We couldn’t believe it! We received a package from journeynorth.org that was filled with butterflies that had migrated to Mexico and back to the US. The large butterfly came from Ms. Lange and Ms. Wertheim’s class in Asheville, North Carolina. The small butterflies came from many different states: Arkansas, Colorado, Florida, Georgia, Indiana, Iowa, Michigan, Nebraska, North Carolina, Ohio, Virginia, and West Virginia. Two butterflies came directly from Coahuila, Mexico! We also received a letter from one of the students who lives near the butterfly sanctuary in Mexico. We are looking for someone who can read the letter to us because it is written in Spanish. Can you help?
We are researching where each of these butterflies came from. We are also adding information to the journeynorth.org website so students can find out where their butterflies landed. Hopefully, the classes that got our butterflies will post online, too. Then we can discover where they ended up. This project has made looking at a map more fun than usual for us.
I have registered our class for a very special event on Wednesday, January 21st. We will be participating in a video conference from 10 – 11 AM with scientists in ANTARCTICA! Time For Kids has arranged for many, many classrooms to get connected via the internet to hear directly from those men and women who are way down under studying penguins. I have some penguin-related activities planned for the week, so I think we are in for a treat all week long.

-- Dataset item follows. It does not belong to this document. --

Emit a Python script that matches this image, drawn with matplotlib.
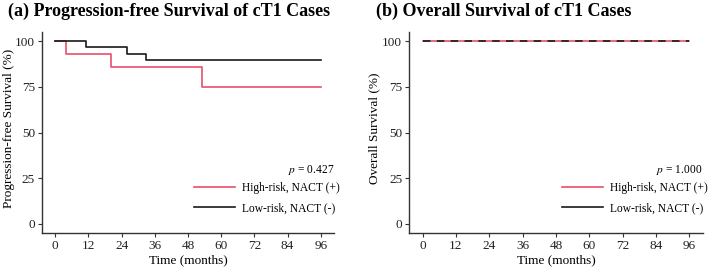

There are many kinds of wild animals that are important to us. For example, the Arctic wolf is fascinating. In the winter it turns white. It also howls at the full moon at night. Another example is the cheetah. It is the fastest animal on Earth. Studying animals is good for homework so we can learn to save some endangered animals. It also helps the people who want to become scientists or veterinarians. It is important to understand animal lifecycles and their habitats so we keep the world healthy for everyone. That is why learning about wild animals is important to us. What facts have you learned about wild animals?